Disclosure of inside information is generally prohibited as long as the information is non-public and price-sensitive. However, there are exceptions set out by law. Disclosure may be permissible if it takes place in the normal exercise of a profession, office, or function, and appropriate protective measures are in place (e.g., in permissible internal company information flows or to advisers who themselves are subject to confidentiality obligations). An exception may also apply if the disclosure is required to fulfill legal obligations. Any person who lawfully receives inside information is, from that point on, subject to the same restrictions as the original insider.

What is BaFin’s role in monitoring insider violations?

The Federal Financial Supervisory Authority (BaFin) plays a central role in monitoring and prosecuting insider violations.

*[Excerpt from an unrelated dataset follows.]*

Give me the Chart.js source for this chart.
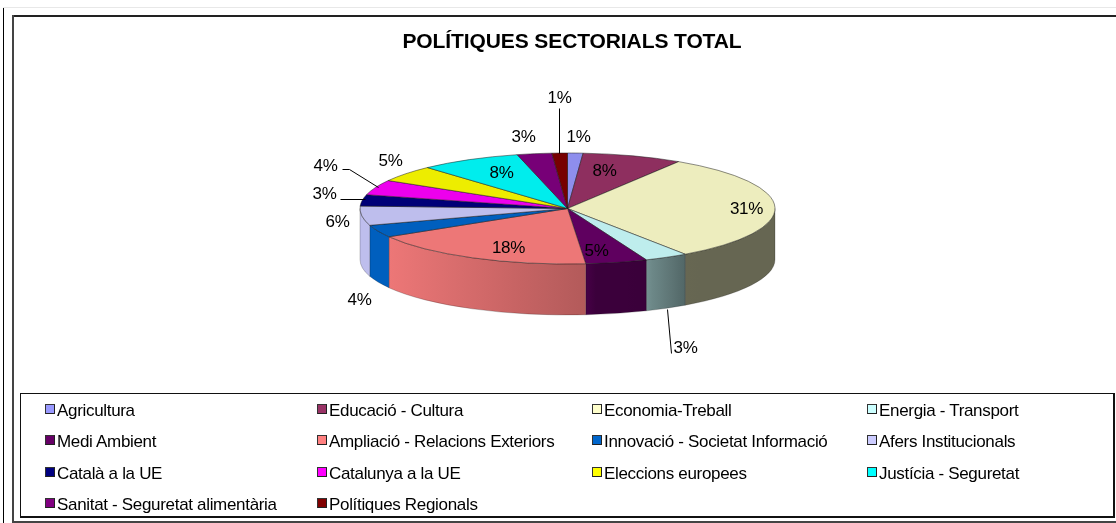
<!DOCTYPE html>
<html lang="ca">
<head>
<meta charset="utf-8">
<title>Polítiques sectorials total</title>
<script src="https://cdn.jsdelivr.net/npm/chart.js@4/dist/chart.umd.min.js"></script>
<style>
html,body{margin:0;padding:0;background:#fff;width:1116px;height:523px;overflow:hidden}
#wrap{position:relative;width:1116px;height:523px;font-family:"Liberation Sans",Arial,sans-serif;color:#000}
canvas{position:absolute;left:0;top:0}
.rule{position:absolute;box-sizing:border-box}
#title{position:absolute;left:272px;width:600px;top:29px;text-align:center;font-weight:bold;font-size:21px;line-height:24px;letter-spacing:-.1px;white-space:nowrap}
#legendBox{position:absolute;left:20px;top:393px;width:1095px;height:125px;box-sizing:border-box;border:1px solid #111;border-right-width:2px;border-bottom-width:2px}
.item{position:absolute;font-size:17px;line-height:20px;letter-spacing:-.32px;white-space:nowrap}
.swatch{position:absolute;width:8px;height:8px;box-sizing:content-box;border:1px solid #333;border-right-color:#222;border-bottom-color:#222}
</style>
</head>
<body>
<div id="wrap">
  <canvas id="c" width="1116" height="523"></canvas>
  <div class="rule" style="left:3px;top:7px;width:1px;height:516px;background:#000"></div>
  <div class="rule" style="left:3px;top:7px;width:1113px;height:1px;background:#e8e8e8"></div>
  <div class="rule" style="left:12px;top:15px;width:1104px;height:2px;background:#222"></div>
  <div class="rule" style="left:12px;top:15px;width:2px;height:508px;background:#444"></div>
  <div class="rule" style="left:12px;top:521px;width:1104px;height:2px;background:#444"></div>
  <div id="title">POLÍTIQUES SECTORIALS TOTAL</div>
  <div id="legendBox"></div>
</div>
<script>
const categories = ["Agricultura","Educació - Cultura","Economia-Treball","Energia - Transport","Medi Ambient","Ampliació - Relacions Exteriors","Innovació - Societat Informació","Afers Institucionals","Català a la UE","Catalunya a la UE","Eleccions europees","Justícia - Seguretat","Sanitat - Seguretat alimentària","Polítiques Regionals"];
const shares = [1.2,7.8,31.4,3.4,4.8,17.9,3.6,5.6,3.3,4.4,4.8,7.9,2.7,1.2];
const legendColors = ["#9999FF","#993366","#FFFFCC","#CCFFFF","#660066","#FF8080","#0066CC","#CCCCFF","#000080","#FF00FF","#FFFF00","#00FFFF","#800080","#800000"];

// Layout of the annotations, in pixels from the pie centre
const labelOffsets = [[11,-71],[37,-37],[179,1],[118,140],[29,43],[-59,40],[-208,92],[-230,14],[-243,-14],[-242,-42],[-177,-47],[-66,-35],[-44,-71],[-8,-110]];
const leaderLines = {3:[[99,100],[103,144]],9:[[-226,-40],[-219,-40],[-190,-22]],8:[[-228,-10],[-203,-10]],13:[[-9,-101],[-9,-56]]};
const legendColumns = [45,317,592,867];
const legendRows = [411,442,474,505];
const TILT = 55.5/207.5, DEPTH = 51;

function rgb(hex){return [1,3,5].map(i=>parseInt(hex.substr(i,2),16));}
function shaded(hex,f){return 'rgb('+rgb(hex).map(v=>Math.round(v*f)).join(',')+')';}
// Brightness of the pie wall as a function of the horizontal position on it (-1 left ... 1 right)
const shadeStops = [[-1,.93],[-.87,.93],[.09,.70],[.1,.58],[.39,.57],[.4,.54],[.57,.40],[1,.40]];
function shadeAt(u){
  for(let i=1;i<shadeStops.length;i++){
    const [a,fa]=shadeStops[i-1],[b,fb]=shadeStops[i];
    if(u<=b) return fa+(fb-fa)*(u-a)/(b-a);
  }
  return .4;
}

const pie3d = {
  id:'pie3d',
  beforeDatasetDraw(chart){
    const ctx=chart.ctx, arcs=chart.getDatasetMeta(0).data;
    const {x:cx,y:cy,outerRadius:r}=arcs[0];
    const ry=r*TILT;
    arcs.forEach((arc,i)=>{
      const a0=Math.max(arc.startAngle,0), a1=Math.min(arc.endAngle,Math.PI);
      if(a1<=a0) return;
      const x0=cx+r*Math.cos(a0), x1=cx+r*Math.cos(a1);
      const g=ctx.createLinearGradient(x1,0,x0,0);
      const n=6;
      for(let k=0;k<=n;k++){
        const u=(x1+(x0-x1)*k/n-cx)/r;
        g.addColorStop(k/n,shaded(legendColors[i],shadeAt(u)));
      }
      ctx.beginPath();
      ctx.ellipse(cx,cy,r,ry,0,a0,a1,false);
      ctx.ellipse(cx,cy+DEPTH,r,ry,0,a1,a0,true);
      ctx.closePath();
      ctx.fillStyle=g;ctx.fill();
      ctx.strokeStyle='rgba(0,0,0,.35)';ctx.lineWidth=.6;ctx.stroke();
    });
    ctx.save();
    ctx.translate(cx,cy);ctx.scale(1,TILT);ctx.translate(-cx,-cy);
  },
  afterDatasetDraw(chart){chart.ctx.restore();},
  afterDraw(chart){
    const ctx=chart.ctx, arc=chart.getDatasetMeta(0).data[0];
    const cx=arc.x, cy=arc.y, total=shares.reduce((a,b)=>a+b,0);
    ctx.save();
    ctx.strokeStyle='#000';ctx.lineWidth=1;
    Object.values(leaderLines).forEach(pts=>{
      ctx.beginPath();
      pts.forEach((p,k)=>ctx[k?'lineTo':'moveTo'](Math.round(cx+p[0])+.5,Math.round(cy+p[1])+.5));
      ctx.stroke();
    });
    ctx.fillStyle='#000';ctx.font='17px "Liberation Sans",Arial,sans-serif';
    ctx.textAlign='center';ctx.textBaseline='middle';
    if('letterSpacing' in ctx) ctx.letterSpacing='-.3px';
    shares.forEach((v,i)=>{
      ctx.fillText(Math.round(v/total*100)+'%',cx+labelOffsets[i][0],cy+labelOffsets[i][1]);
    });
    ctx.restore();
  }
};

new Chart(document.getElementById('c'),{
  type:'pie',
  data:{labels:categories,datasets:[{data:shares,backgroundColor:legendColors.map(c=>shaded(c,.93)),borderColor:'rgba(30,30,30,.8)',borderWidth:1}]},
  options:{
    responsive:false,animation:false,
    layout:{padding:{left:359.5,right:340.5,top:.5,bottom:106.5}},
    plugins:{legend:{display:false},title:{display:false},tooltip:{enabled:false}}
  },
  plugins:[pie3d]
});

// Legend: four columns filled row by row
const wrap=document.getElementById('wrap');
categories.forEach((name,i)=>{
  const col=legendColumns[i%4], row=legendRows[Math.floor(i/4)];
  const s=document.createElement('div');
  s.className='swatch';s.style.left=col+'px';s.style.top=(row-7)+'px';s.style.background=legendColors[i];
  const t=document.createElement('div');
  t.className='item';t.style.left=(col+12)+'px';t.style.top=(row-10)+'px';t.textContent=name;
  wrap.append(s,t);
});
</script>
</body>
</html>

Using automated trading systems and reports from market participants, it monitors unusual price movements and suspicious transactions. BaFin is also authorized to initiate investigations, seize documents, hear parties, and request information from companies and banks. In the case of violations, BaFin may impose administrative fines and, if necessary, file complaints with the public prosecutor’s offices, which then carry out criminal investigations. BaFin publishes major decisions, thereby ensuring transparency and prevention in the capital market.

What reporting obligations exist for insiders or issuers?

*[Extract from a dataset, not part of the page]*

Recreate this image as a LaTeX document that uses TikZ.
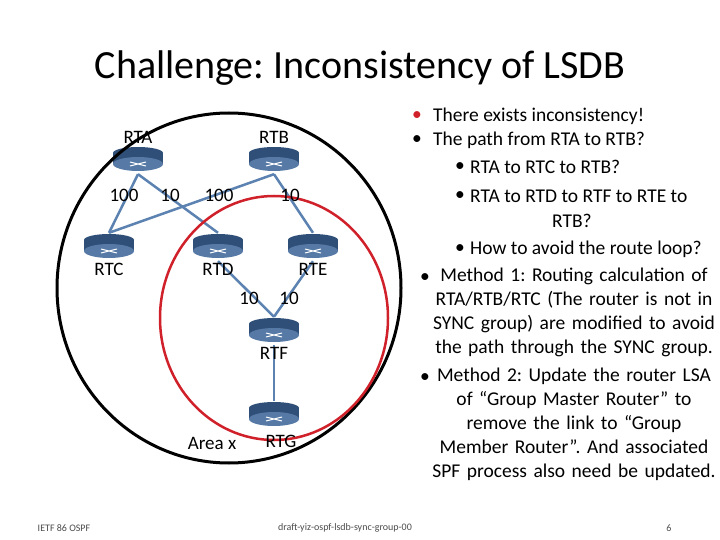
\documentclass[tikz,border=0pt]{standalone}
\usepackage{fontspec}
\setmainfont{Carlito}
\usetikzlibrary{positioning,calc}
\definecolor{linkblue}{HTML}{5B82B0}
\definecolor{rtdark}{HTML}{2F4F78}
\definecolor{rttop}{HTML}{5679A6}
\definecolor{ietfred}{HTML}{D0202A}
\frenchspacing
\begin{document}
\begin{tikzpicture}[x=1pt,y=-1pt,
  router/.style={minimum width=50pt,minimum height=28pt,inner sep=0pt,
    path picture={
      \fill[rtdark] ([xshift=-25pt,yshift=-4pt]path picture bounding box.center) rectangle ([xshift=25pt,yshift=7pt]path picture bounding box.center);
      \fill[rtdark] ([yshift=7pt]path picture bounding box.center) ellipse (25pt and 6pt);
      \fill[rttop] ([yshift=-4pt]path picture bounding box.center) ellipse (25pt and 7pt);
      \draw[white,line width=1pt] ([xshift=-8pt,yshift=-6pt]path picture bounding box.center) -- ([xshift=8pt,yshift=-2pt]path picture bounding box.center)
        ([xshift=-8pt,yshift=-2pt]path picture bounding box.center) -- ([xshift=8pt,yshift=-6pt]path picture bounding box.center);
    }},
  link/.style={linkblue,line width=2.5pt},
  lbl/.style={font=\fontsize{19}{19}\selectfont,inner sep=0pt},
  cost/.style={font=\fontsize{19}{19}\selectfont,inner sep=0pt},
  txt/.style={font=\fontsize{19.5}{24}\selectfont,inner sep=0pt,anchor=west}]
\useasboundingbox[fill=white] (0,0) rectangle (720,540);
\node[font=\fontsize{40}{40}\selectfont] (title) at (360,68) {Challenge: Inconsistency of LSDB};
% routers
\node[router] (rta) at (138,160) {};
\node[router] (rtb) at (274,160) {};
\node[router] (rtc) at (109,247) {};
\node[router] (rtd) at (218,247) {};
\node[router] (rte) at (313,247) {};
\node[router] (rtf) at (274,331) {};
\node[router] (rtg) at (274,415) {};
% links
\draw[link] (rta.south) -- (rtc.north);
\draw[link] (rta.south) -- (rtd.north);
\draw[link] (rtb.south) -- (rtc.north);
\draw[link] (rtb.south) -- (rte.north);
\draw[link] (rtd.south) -- (rtf.north);
\draw[link] (rte.south) -- (rtf.north);
\draw[link] (rtf.south) -- (rtg.north);
% areas
\draw[black,line width=3pt] (229,288) ellipse (172pt and 175pt);
\draw[ietfred,line width=2.5pt] (274,318) ellipse (114pt and 122pt);
% labels
\node[lbl,above=2pt of rta] {RTA};
\node[lbl,above=2pt of rtb] {RTB};
\node[lbl,below=2pt of rtc] {RTC};
\node[lbl,below=2pt of rtd] {RTD};
\node[lbl,below=2pt of rte] {RTE};
\node[lbl,below=2pt of rtf] {RTF};
\node[lbl] (rtglbl) at (281,441) {RTG};
\node[lbl] (area) at (212,443) {Area x};
\node[cost] at (124,195) {100};
\node[cost] at (170,195) {10};
\node[cost] at (219,195) {100};
\node[cost] at (290,195) {10};
\node[cost] at (249,298) {10};
\node[cost] at (289,298) {10};
% bullets
\node[txt] at (412,116) {\textcolor{ietfred}{•}};
\node[txt] at (433,116) {There exists inconsistency!};
\node[txt] at (412,140) {•};
\node[txt] at (433,140) {The path from RTA to RTB?};
\node[txt] at (455,167) {•};
\node[txt] at (470,167) {RTA to RTC to RTB?};
\node[txt] at (455,196) {•};
\node[txt] at (470,196) {RTA to RTD to RTF to RTE to};
\node[txt] at (552,221) {RTB?};
\node[txt] at (455,249) {•};
\node[txt] at (470,249) {How to avoid the route loop?};
\node[txt] at (420,278) {•};
\node[txt,anchor=north,align=center,text width=290pt] at (574,268) {Method 1: Routing calculation of\\RTA/RTB/RTC (The router is not in\\SYNC group) are modified to avoid\\the path through the SYNC group.};
\node[txt] at (420,378) {•};
\node[txt,anchor=north,align=center,text width=290pt] at (574,368) {Method 2: Update the router LSA\\of “Group Master Router” to\\remove the link to “Group\\Member Router”. And associated\\SPF process also need be updated.};
% footer
\node[font=\fontsize{10}{10}\selectfont,text=black!70] at (64,528) {IETF 86 OSPF};
\node[font=\fontsize{10}{10}\selectfont,text=black!70] at (345,528) {draft-yiz-ospf-lsdb-sync-group-00};
\node[font=\fontsize{10}{10}\selectfont,text=black!70] at (669,528) {6};
\end{tikzpicture}
\end{document}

Different reporting obligations apply to insiders, for example to supervisory authorities such as BaFin. Issuers are required to promptly publish all inside information that may have an immediate effect on the price of a financial instrument in the form of an inside information release (ad hoc disclosure obligation pursuant to Art. 17 MAR). Certain groups, such as managers or persons with managerial responsibility, must report their own transactions involving company financial instruments (so-called directors’ dealings) within three business days. Issuers must also maintain and update insider lists recording all persons who have access to inside information.

Can unintentional violations of insider law also be sanctioned?

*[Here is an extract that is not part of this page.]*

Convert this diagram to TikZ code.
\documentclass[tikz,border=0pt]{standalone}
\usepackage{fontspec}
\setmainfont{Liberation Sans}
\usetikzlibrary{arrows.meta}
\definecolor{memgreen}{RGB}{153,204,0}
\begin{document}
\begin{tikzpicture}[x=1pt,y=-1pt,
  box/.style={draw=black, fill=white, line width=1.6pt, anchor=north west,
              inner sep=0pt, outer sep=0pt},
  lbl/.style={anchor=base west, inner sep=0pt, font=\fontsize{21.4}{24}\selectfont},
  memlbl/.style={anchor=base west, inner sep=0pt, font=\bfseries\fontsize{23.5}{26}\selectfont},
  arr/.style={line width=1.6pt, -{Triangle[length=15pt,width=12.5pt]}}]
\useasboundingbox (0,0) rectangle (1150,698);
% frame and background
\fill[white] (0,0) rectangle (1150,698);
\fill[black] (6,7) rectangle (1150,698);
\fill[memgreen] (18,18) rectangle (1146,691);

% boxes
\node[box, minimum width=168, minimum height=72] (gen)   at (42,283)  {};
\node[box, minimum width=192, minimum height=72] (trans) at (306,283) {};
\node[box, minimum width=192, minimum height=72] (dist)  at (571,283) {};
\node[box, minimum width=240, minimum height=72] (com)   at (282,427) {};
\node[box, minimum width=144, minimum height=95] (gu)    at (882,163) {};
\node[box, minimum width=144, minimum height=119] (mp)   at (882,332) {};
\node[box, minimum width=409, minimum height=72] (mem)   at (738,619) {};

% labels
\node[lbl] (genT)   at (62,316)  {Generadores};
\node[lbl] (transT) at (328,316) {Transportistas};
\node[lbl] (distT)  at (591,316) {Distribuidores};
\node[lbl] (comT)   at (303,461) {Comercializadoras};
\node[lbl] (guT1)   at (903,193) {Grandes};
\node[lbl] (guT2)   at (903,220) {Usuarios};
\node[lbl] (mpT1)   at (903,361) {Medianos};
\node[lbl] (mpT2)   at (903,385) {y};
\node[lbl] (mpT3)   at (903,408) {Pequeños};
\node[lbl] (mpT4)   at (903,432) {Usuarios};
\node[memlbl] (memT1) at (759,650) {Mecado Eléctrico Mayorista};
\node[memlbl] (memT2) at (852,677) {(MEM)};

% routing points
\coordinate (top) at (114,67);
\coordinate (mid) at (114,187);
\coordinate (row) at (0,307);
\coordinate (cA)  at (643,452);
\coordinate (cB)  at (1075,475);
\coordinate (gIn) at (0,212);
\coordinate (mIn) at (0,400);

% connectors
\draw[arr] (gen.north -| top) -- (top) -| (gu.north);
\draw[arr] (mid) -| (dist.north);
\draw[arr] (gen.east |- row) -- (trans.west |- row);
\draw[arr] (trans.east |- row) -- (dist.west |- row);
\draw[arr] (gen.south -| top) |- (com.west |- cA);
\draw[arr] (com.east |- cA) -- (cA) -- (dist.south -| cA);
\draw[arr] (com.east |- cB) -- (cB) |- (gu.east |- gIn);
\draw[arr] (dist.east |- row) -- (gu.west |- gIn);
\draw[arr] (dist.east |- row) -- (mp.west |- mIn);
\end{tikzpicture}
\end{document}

Yes, even unintentional violations of statutory insider regulations can result in sanctions and fines. Insider law recognizes the principle of negligence: anyone who, through carelessness, lack of due diligence, or ignorance of the legal situation, violates reporting, confidentiality, or trading prohibitions can still be held legally accountable. Penalties for negligent conduct are generally lower than for intentional acts; nevertheless, there remains a significant risk of sanction. Companies and individuals are therefore required to implement comprehensive compliance measures to avoid inadvertent breaches and to conduct regular training.

What rights do insiders affected by investigative measures have?

Affected insiders have various fundamental rights during investigations, in accordance with the Code of Criminal Procedure (StPO) and the Basic Law (GG). They may exercise their right to remain silent and have the right to legal representation. During searches and seizures, proportionality must be maintained, and legal remedies can be pursued against measures taken by BaFin or the public prosecutor (e.g., objections or legal action). The persons concerned must also be informed about the allegations against them and have the right to access files, provided this does not endanger the proceedings. Companies have a duty of care towards employees affected by measures and should support them in regulatory and employment law matters.